To take another and perhaps closer figure of speech, almost all Dickens's
works such as these may best be regarded as private letters addressed to
the public. His private correspondence was quite as brilliant as his public
works; and many of his public works are almost as formless and casual as
his private correspondence. If he had been struck insensible for a year,
I really think that his friends and family could have brought out one of
his best books by themselves if they had happened to keep his letters.
The homogeneity of his public and private work was indeed strange in many
ways. On the one hand, there was little that was pompously and unmistakably
public in the publications; on the other hand, there was very little that
was private in the private letters. His hilarity had almost a kind of hardness
about it; no man's letters, I should think, ever needed less expurgation
on the ground of weakness or undue confession. The main part, and certainly
the best part, of such a book as Pictures from Italy can certainly
be criticised best as part of that perpetual torrent of entertaining autobiography
which he flung at his children as if they were his readers and his readers
as if they were his children. There are some brilliant patches of sense
and nonsense in this book; but there is always something accidental in
them; as if they might have occurred somewhere else. Perhaps the most attractive
of them is the incomparable description of the Italian Marionette Theatre
in which they acted a play about the death of Napoleon in St. Helena. The
description is better than that of Codlin and Short's Punch and Judy, and
almost as good as that of Mrs. Jarley's Wax Works. Indeed the humour is
similar; for Punch is supposed to be funny, but Napoleon (as Mrs. Jarley
said when asked if her show was funnier than Punch) was not funny at all.

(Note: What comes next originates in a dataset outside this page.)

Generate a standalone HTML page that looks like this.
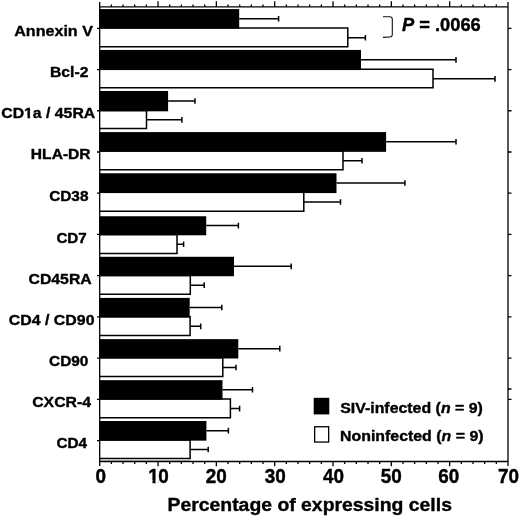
<!DOCTYPE html>
<html lang="en"><head><meta charset="utf-8"><title>Percentage of expressing cells</title>
<style>html,body{margin:0;padding:0;background:#fff;overflow:hidden}svg{display:block;will-change:transform;filter:grayscale(1)}text{font-family:"Liberation Sans",Arial,Helvetica,sans-serif;font-weight:bold;fill:#000;stroke:#000;stroke-width:0.4px;stroke-linejoin:round}</style>
</head><body>
<svg width="520" height="517" viewBox="0 0 520 517">
<rect width="520" height="517" fill="#fff"/>
<g stroke="#000" stroke-width="1.5">
<rect x="99.7" y="9.10" width="139.5" height="19.55" fill="#000" stroke="none"/>
<path d="M99.7 27.90H347.8V46.85H99.7" fill="none"/>
<path d="M239.2 18.70H278.6M278.6 15.90V21.50" fill="none"/>
<path d="M347.8 37.67H365.4M365.4 34.88V40.47" fill="none"/>
<rect x="99.7" y="49.93" width="261.3" height="20.15" fill="#000" stroke="none"/>
<path d="M99.7 69.33H433.0V87.73H99.7" fill="none"/>
<path d="M361.0 59.83H456.0M456.0 57.03V62.63" fill="none"/>
<path d="M433.0 78.83H495.0M495.0 76.03V81.63" fill="none"/>
<rect x="99.7" y="90.96" width="68.4" height="20.35" fill="#000" stroke="none"/>
<path d="M99.7 110.56H146.5V128.51H99.7" fill="none"/>
<path d="M168.1 100.96H195.0M195.0 98.16V103.76" fill="none"/>
<path d="M146.5 119.83H181.9M181.9 117.03V122.63" fill="none"/>
<rect x="99.7" y="132.09" width="286.4" height="19.75" fill="#000" stroke="none"/>
<path d="M99.7 151.09H343.0V169.84H99.7" fill="none"/>
<path d="M386.1 141.79H456.0M456.0 138.99V144.59" fill="none"/>
<path d="M343.0 160.77H362.0M362.0 157.97V163.57" fill="none"/>
<rect x="99.7" y="173.27" width="236.8" height="19.80" fill="#000" stroke="none"/>
<path d="M99.7 192.32H303.8V211.22H99.7" fill="none"/>
<path d="M336.5 182.99H404.9M404.9 180.19V185.79" fill="none"/>
<path d="M303.8 202.07H340.5M340.5 199.27V204.87" fill="none"/>
<rect x="99.7" y="216.25" width="106.5" height="19.05" fill="#000" stroke="none"/>
<path d="M99.7 234.55H177.0V253.45H99.7" fill="none"/>
<path d="M206.2 225.60H238.4M238.4 222.80V228.40" fill="none"/>
<path d="M177.0 244.30H183.6M183.6 241.50V247.10" fill="none"/>
<rect x="99.7" y="256.78" width="134.3" height="19.45" fill="#000" stroke="none"/>
<path d="M99.7 275.48H190.3V294.23H99.7" fill="none"/>
<path d="M234.0 266.33H291.2M291.2 263.53V269.13" fill="none"/>
<path d="M190.3 285.16H204.2M204.2 282.36V287.96" fill="none"/>
<rect x="99.7" y="297.91" width="90.0" height="19.55" fill="#000" stroke="none"/>
<path d="M99.7 316.71H190.1V335.41H99.7" fill="none"/>
<path d="M189.7 307.51H221.8M221.8 304.71V310.31" fill="none"/>
<path d="M190.1 326.36H200.7M200.7 323.56V329.16" fill="none"/>
<rect x="99.7" y="339.14" width="138.6" height="19.35" fill="#000" stroke="none"/>
<path d="M99.7 357.74H222.8V376.59H99.7" fill="none"/>
<path d="M238.3 348.64H279.8M279.8 345.84V351.44" fill="none"/>
<path d="M222.8 367.46H236.0M236.0 364.66V370.26" fill="none"/>
<rect x="99.7" y="380.17" width="122.8" height="19.55" fill="#000" stroke="none"/>
<path d="M99.7 398.97H230.4V417.67H99.7" fill="none"/>
<path d="M222.5 389.77H252.5M252.5 386.97V392.57" fill="none"/>
<path d="M230.4 408.62H239.6M239.6 405.82V411.42" fill="none"/>
<rect x="99.7" y="421.00" width="106.7" height="19.65" fill="#000" stroke="none"/>
<path d="M99.7 439.90H190.1V458.60H99.7" fill="none"/>
<path d="M206.4 430.65H228.4M228.4 427.85V433.45" fill="none"/>
<path d="M190.1 449.55H208.2M208.2 446.75V452.35" fill="none"/>
</g>
<rect x="99.7" y="459.20" width="90.4" height="1.70" fill="#c4c4c4"/>
<g stroke="#000" stroke-width="1.3" fill="none">
<path d="M99.7 2V466M508.0 2V466M99.7 6.9H508.0M99.7 461.5H508.0"/>
<path d="M111.37 6.9V4.4M111.37 461.5V464M123.03 6.9V4.4M123.03 461.5V464M134.70 6.9V4.4M134.70 461.5V464M146.36 6.9V4.4M146.36 461.5V464M158.03 6.9V1.2M158.03 461.5V466.3M169.69 6.9V4.4M169.69 461.5V464M181.36 6.9V4.4M181.36 461.5V464M193.03 6.9V4.4M193.03 461.5V464M204.69 6.9V4.4M204.69 461.5V464M216.36 6.9V1.2M216.36 461.5V466.3M228.02 6.9V4.4M228.02 461.5V464M239.69 6.9V4.4M239.69 461.5V464M251.35 6.9V4.4M251.35 461.5V464M263.02 6.9V4.4M263.02 461.5V464M274.69 6.9V1.2M274.69 461.5V466.3M286.35 6.9V4.4M286.35 461.5V464M298.02 6.9V4.4M298.02 461.5V464M309.68 6.9V4.4M309.68 461.5V464M321.35 6.9V4.4M321.35 461.5V464M333.01 6.9V1.2M333.01 461.5V466.3M344.68 6.9V4.4M344.68 461.5V464M356.35 6.9V4.4M356.35 461.5V464M368.01 6.9V4.4M368.01 461.5V464M379.68 6.9V4.4M379.68 461.5V464M391.34 6.9V1.2M391.34 461.5V466.3M403.01 6.9V4.4M403.01 461.5V464M414.67 6.9V4.4M414.67 461.5V464M426.34 6.9V4.4M426.34 461.5V464M438.01 6.9V4.4M438.01 461.5V464M449.67 6.9V1.2M449.67 461.5V466.3M461.34 6.9V4.4M461.34 461.5V464M473.00 6.9V4.4M473.00 461.5V464M484.67 6.9V4.4M484.67 461.5V464M496.33 6.9V4.4M496.33 461.5V464"/>
<path d="M97 28.30H99.7M508.0 28.30H511.5M97 69.53H99.7M508.0 69.53H511.5M97 110.76H99.7M508.0 110.76H511.5M97 151.99H99.7M508.0 151.99H511.5M97 193.22H99.7M508.0 193.22H511.5M97 234.45H99.7M508.0 234.45H511.5M97 275.68H99.7M508.0 275.68H511.5M97 316.91H99.7M508.0 316.91H511.5M97 358.14H99.7M508.0 358.14H511.5M97 399.37H99.7M508.0 399.37H511.5M97 440.60H99.7M508.0 389.00H511.5"/>
</g>
<g text-anchor="end">
<text transform="translate(92.9,36.40) scale(1,0.94)" font-size="16.1">Annexin V</text>
<text transform="translate(88.4,77.12) scale(1,0.94)" font-size="15.7">Bcl-2</text>
<text transform="translate(95.2,118.44) scale(1,0.94)" font-size="15.8">CD1a / 45RA</text>
<text transform="translate(90.6,159.36) scale(1,0.94)" font-size="15.6">HLA-DR</text>
<text transform="translate(88.5,200.68) scale(1,0.94)" font-size="15.4">CD38</text>
<text transform="translate(86.8,242.70) scale(1,0.94)" font-size="15.2">CD7</text>
<text transform="translate(91.7,284.32) scale(1,0.94)" font-size="15.8">CD45RA</text>
<text transform="translate(94.5,324.54) scale(1,0.94)" font-size="15.9">CD4 / CD90</text>
<text transform="translate(88.4,366.16) scale(1,0.94)" font-size="15.4">CD90</text>
<text transform="translate(91.0,406.98) scale(1,0.94)" font-size="15.8">CXCR-4</text>
<text transform="translate(87.1,448.20) scale(1,0.94)" font-size="15.3">CD4</text>
</g>
<path d="M24.2 116H27.5V119.4H24.2ZM30.17 116H33.1V119.4H30.17Z" fill="#fff"/>
<g font-size="18.9" text-anchor="middle" transform="translate(0,483.2) scale(1,1.08)">
<text x="100.80" y="0">0</text>
<text x="158.53" y="0">1<tspan dx="-0.6">0</tspan></text>
<text x="216.36" y="0">20</text>
<text x="275.29" y="0">30</text>
<text x="333.41" y="0">40</text>
<text x="391.34" y="0">50</text>
<text x="448.67" y="0">60</text>
<text x="508.60" y="0">70</text>
<path d="M148.4 -2.85H152.48V0.9H148.4ZM155.57 -2.85H158.65V0.9H155.57Z" fill="#fff"/>
</g>
<text transform="translate(167.5,511.3) scale(1,0.91)" font-size="19.4">Percentage of expressing cells</text>
<rect x="313.7" y="397.8" width="15.6" height="16.6" fill="#000"/>
<rect x="314.65" y="426.75" width="14" height="15.3" fill="#fff" stroke="#000" stroke-width="1.3"/>
<text transform="translate(340.2,413.1) scale(1,0.96)" font-size="15.9">SIV-infected (<tspan font-style="italic">n</tspan> = 9)</text>
<text transform="translate(340.0,441.3) scale(1,0.96)" font-size="15.9">Noninfected (<tspan font-style="italic">n</tspan> = 9)</text>
<path d="M383 16.8H389.8Q392.3 16.8 392.3 19.3V34.5Q392.3 36.8 389.8 37L383 37.4" fill="none" stroke="#111" stroke-width="1.1"/>
<text x="402.0" y="30.8" font-size="18.3"><tspan font-style="italic">P</tspan> = .0066</text>
</svg>
</body></html>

The idea of a really tragic scene being enacted between tiny wooden dolls
with large heads is delightfully dealt with by Dickens. We can almost imagine
the scene in which the wooden Napoleon haughtily rebukes his wooden jailor
for calling him General Bonaparte -- "Sir Hudson Low, call me not thus;
I am Napoleon, Emperor of the French." There is also something singularly
gratifying about the scene of Napoleon's death, in which he lay in bed
with his little wooden hands outside the counterpane and the doctor (who
was hung on wires too short) "delivered medical opinions in the air." It
may seem flippant to dwell on such flippancies in connection with a book
which contains many romantic descriptions and many moral generalisations
which Dickens probably valued highly. But it is not for such things that
he is valued. In all his writings, from his most reasoned and sustained
novel to his maddest private note, it is always this obstreperous instinct
for farce which stands out as his in the highest sense. His wisdom is at
the best talent, his foolishness is genius. Just that exuberant levity
which we associate with a moment we associate in his case with immortality.
It is said of certain old masonry that the mortar was so hard that it has
survived the stones. So if Dickens could revisit the thing he built, he
would be surprised to see all the work he thought solid and responsible
wasted almost utterly away, but the shortest frivolities and the most momentary
jokes remaining like colossal rocks for ever.